WHEN is a gamble not a gamble? Well, a lot more often than you’d think, it seems. When four horses with a connection to Barney Curley were combined in multiples on a quiet January day two years ago, there was no denying the modus operandi on show, and all four won to net someone a hefty profit.

The other intriguing aspect of that coup was how quickly bookmaking firms slashed prices on the quartet, meaning that the liabilities faced were much less than would have been the case in the pre-internet age. Since that day, there have been cases which have echoed the method if not the results of that successful plunge, with the most notable being an apparent gamble on four horses trained by Sheena West and running in the colours of former handler Daniel Steele.

Despite the fact that those names have never struck fear in the heart of bookmakers, it didn’t take long for one reputable firm to offer odds of even money against all of the horses, despite all of them looking to have little chance on paper. In reality, they all ran even worse than the early market expected, and general reportage was that this was a gamble which had gone astray. That seems to be too simple an explanation, however.

The advent of a “cash-out” facility with many on-line firms has changed the way multiple bets work, and while it was once confined to football accumulators, enabling those who stood to win big for a small stake to take insurance on their bets, it has now become part of the racing landscape.

In football terms, cash out is fairly simple, as demonstrated by the story of a Leicester City fan who staked £5 on his side winning the Premier League in the summer at odds of 5000/1. He stands to win £25,000 if Leicester continue their remarkable run of form, but in real terms his bet has a notional value of around £8,000 based on Leicester’s true odds of winning the league from their current position.

The punter in question has been offered £6,500 to cash out his bet, which is less than the true value, but much more attractive than the prospect of ending up with a losing docket.

VALUABLE BET

In this case, the bet is clearly much more valuable than it was originally, but with a racing multiple things are a little different. If you have a £10 accumulator on a series of 20/1 shots, that bet is worth £10 to you, but its notional value to the bookmaker is less than that since it factors in the firm’s theoretical profit margin, multiplied through each leg, meaning the notional value of such a bet is probably less than £4.

What if the odds appeared to be in the punters favour, though? If the 20/1 shots suddenly became 6/4 shots, then the bet would be worth many times what it appeared to be when struck. Imagine then if you were able to back a series of no-hopers in such a bet, but through the power of social media and the risk-averse nature of modern bookmaking firms, made it appear as if those horses were actually very live runners, to the extent that one firm offered only 15/1 about all of them winning, when you’d actually gained odds of several hundred thousand to one initially.

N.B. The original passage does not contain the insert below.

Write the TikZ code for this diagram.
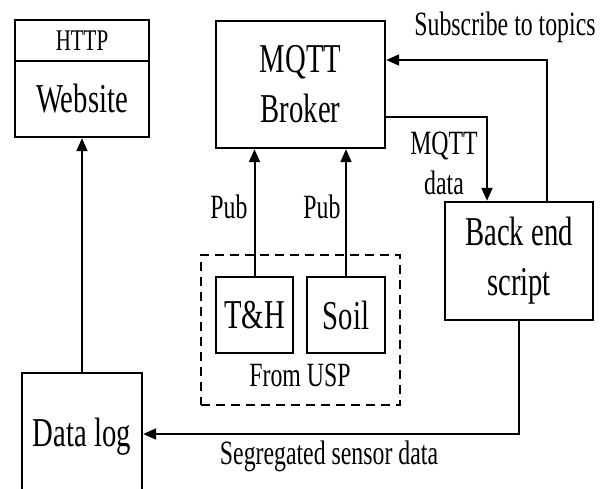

Why, the firm you struck that bet with might be willing to pay you 30 or 40 times your stake to cash that bet out, and you then wouldn’t care how any of those horses fared, as your bet was effectively one on how the market would move. Those who you convinced to follow you in at shorter odds, and those who did likewise after hearing media coverage of this spectacular gamble merely made that market manipulation possible for you.

You’ve made your profit before the race meetings have even started, but the others can only dream of an unlikely series of results which will give them the payout they crave. Still, they can get excited until the first one crashes and burns, so they have that to brighten their day.

Wednesday’s “Shane Kelly gamble” probably had nothing to do with Shane Kelly, other than providing some common link between four horses who were heavily backed and heavily touted overnight and through the morning. That the first of them was withdrawn at the start has caused some furor but is almost certainly of no significance either. If this was a “cash-out gamble” then the deal would have been done before Feeltherhythm arrived at post at Southwell.

CONSPIRATORS

The only scenario in which that might change is if conspirators were backing her in singles to keep her price short, and therefore maintaining momentum behind the other bets, but that’s not especially likely.

Pat Cooney of Bet365, who are pioneers of the cash-out facility, poured water on the notion that this was the mechanism behind the plunge, but his assertion that the dramatic shortening of prices overnight made it impossible to orchestrate such a coup flies in the face of logic. It’s exactly such a shortening of prices which makes this coup a possibility, but in order to balance the books, a lot of gullible punters need to be taken along for the ride, and that fact is not taken account of in media coverage.

The notion that a gamble is either successful (hooray!) or goes busto (chortle, chortle) is far too simplistic, and there needs to be an appreciation of the collateral damage done through such antics. This is not a fun caper or a victimless crime, and if certain big players are deliberately and systematically manipulating markets, then they need to be called out.